The part of the city this was we were looking Colin said was rundown and the people there were often little better than common criminals from prostitutes and drug dealers. The part of the city where we were looking, Colin said, was rundown… from prostitutes to drug dealers.

 

Then I watched in horror as Colin used the sharp glass and ran it deep and down the little vampire’s corroded arteries on both sides of his neck. Carotid.

 

He pointed to where the wild vampires had been kept they were allowed to see. Either delete the last five words, or place them after ‘vampires.’

 

A child is supposed to make want to take care of them. There’s a missing word between make and want.

 

I got Colin’s reference and smiled as Stan looked like Colin and spoken Chinese! Had spoken.

 

I understand the way and what. The why and what.

 

I want a 3D scanner to go with my I-want-a-3D-printer. I’ll take a couple of those giant screens too – are they 3D too?
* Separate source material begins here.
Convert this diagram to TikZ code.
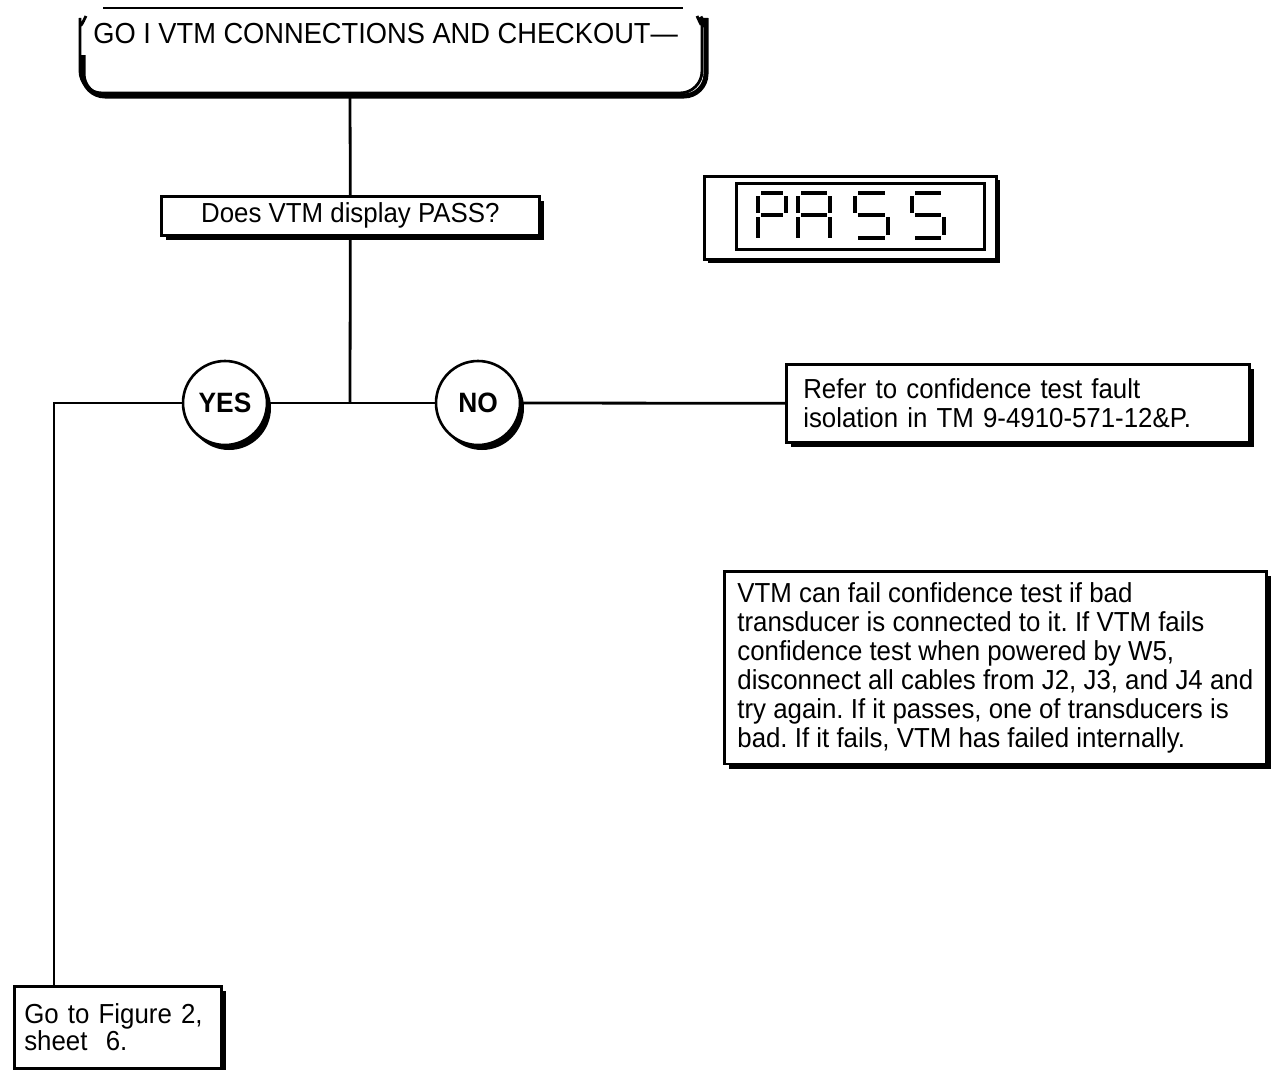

I don't understand why a vampire would go after a child so young when there are so many people out there for them to feed upon. I hope that they don't run into any more like this young child in the future. The 3d scanner sounds like a cool gadget to have when it's needed to do what they need at the time. I want the computer system they have at the VUN, I really like the speed of it and the ability to get into any other systems to gain the knowledge that they need to hunt down the vampires they seek out.